I believe that nothing can fill the God sized hole in your heart but God and He shows us that there is a plan and a purpose for our lives.


If you have a question, I care about you and love you as do many other teachers here. Please ask us when you have struggles. You know who we are and that we care. When you go to a strange Internet website it would be like me going and asking Rhonetta to tell me how to sing!

None of these destructive behaviors are going to make you happy. That is why meth and drug addictions are so dangerous...the only answer is to do it again...and again...and again.

Doing drugs is like having that Alien that lived inside Sigourney Weaver in the last Alien movie. (Alien 3 I think) You may think you can coexist but one day that Alien is going to hideously burst out, take over your life, and make a bloody mess. That is what drugs do to you.

Conclusion

To conclude, I asked them to bow their heads and I prayed for them. I know that is something that cannot be done in most classrooms and it saddens me. I always preface my thoughts with "I believe." They need to know that a whole part of me is a spiritual side that cannot be divorced from my intellectual or physical. It is important for students to know that there are beliefs worth living for. I think those that tend to force it upon others have ruined it for a lot of good people. I focus on trying to live it but sometimes I need to say it.

I pray that all of my students make wise choices. Unfortunately I know that some will not. I pray that they will all make it back in one piece.

I also know that I will sleep better and be able to live with myself because I gave my "teacher speech."

So what if they roll their eyes. So what if they groan. So what if they make fun of me.

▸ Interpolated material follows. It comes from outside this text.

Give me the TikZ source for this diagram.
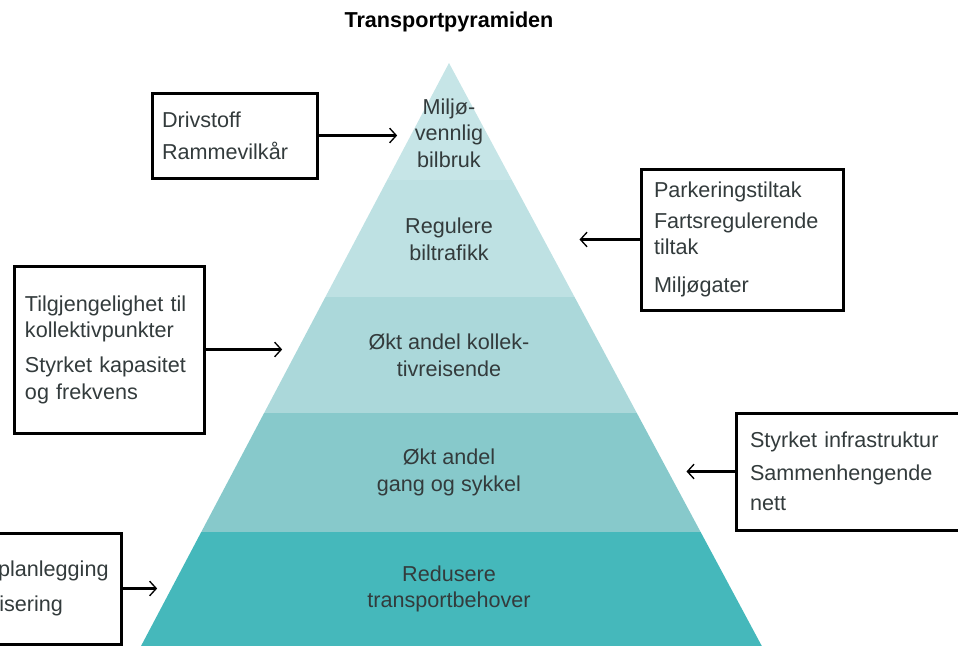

Don't think you have to pray or talk about God to give them "the speech" either. Kids know you love them whether you can talk about those things or not. Kids know what you believe by how you act.

What is important is that some adults in these kids lives have got to stand up and speak out for the truth and what's right amidst a generation of kids hearing lies on TV in magazines and from their peers.

Sometimes, the teacher's gotta preach.